Since 1992, over half of England’s professional football clubs have been formally insolvent. Most only survived because the wider community received less than what it was owed in order to ensure that players continued to get all of what they were promised. There are no effective means for fans to have a say in how their clubs are run or to safeguard their long-term interests. That is why, as my noble friends have said, Labour is committed to having football fans on the boards of clubs.

Fans are now paying up to 1,000% more to watch their team play compared to 1992, all in order to support their club’s huge wage bills. As my noble friend said, the BBC’s Price of Football survey has shown that average prices have risen at almost twice the rate of the cost of living since 2011.

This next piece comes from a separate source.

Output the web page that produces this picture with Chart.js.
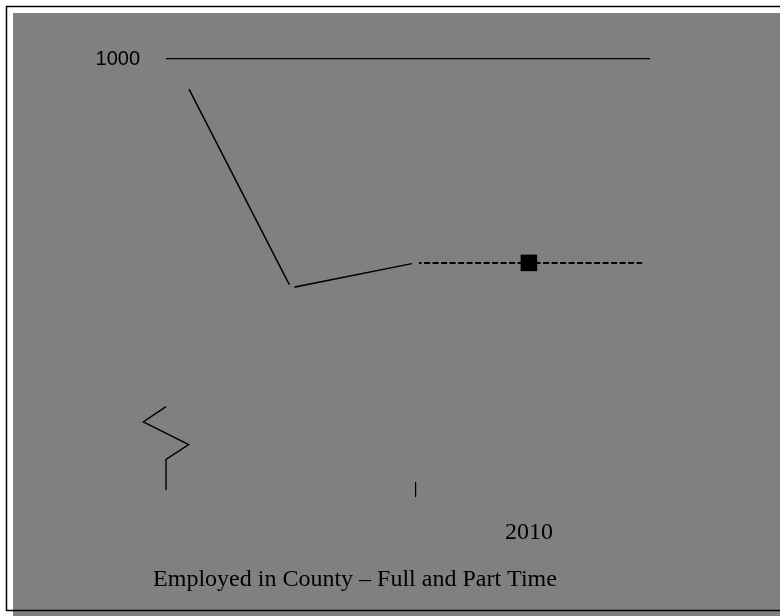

The Government’s recent announcement establishing the expert working group—promised, as we have heard, three years ago—on a way forward for supporter ownership has taken a long time to come. Perhaps the Minister would inform the House on why it has taken three years to establish that working group. The Minister of State in the other place, Helen Grant, responding to a question from my honourable friend Clive Efford, said that the group would look at very important issues such as pricing, club ownership and debt, and seating. I would be grateful if the Minister could inform the House on the mechanism for determining the terms of reference. Who, for example, did the Government consult and what prompted the inclusion of some items and not others?

While we are on the subject of inclusiveness, I will pick up the point made by my noble friend and ask the Minister why supporters’ groups from Premier League clubs have been excluded from the expert working group. After all, as my noble friend said, the suggestion of an expert working group was first made by Arsenal Supporters’ Trust in response to the Select Committee. Surely its voice should be heard.

In contrast, the Labour Party has listened over several months to the views of fans about changing the way that football is run in England and Wales. We want to ensure that those fans are heard by the owners of the clubs, too.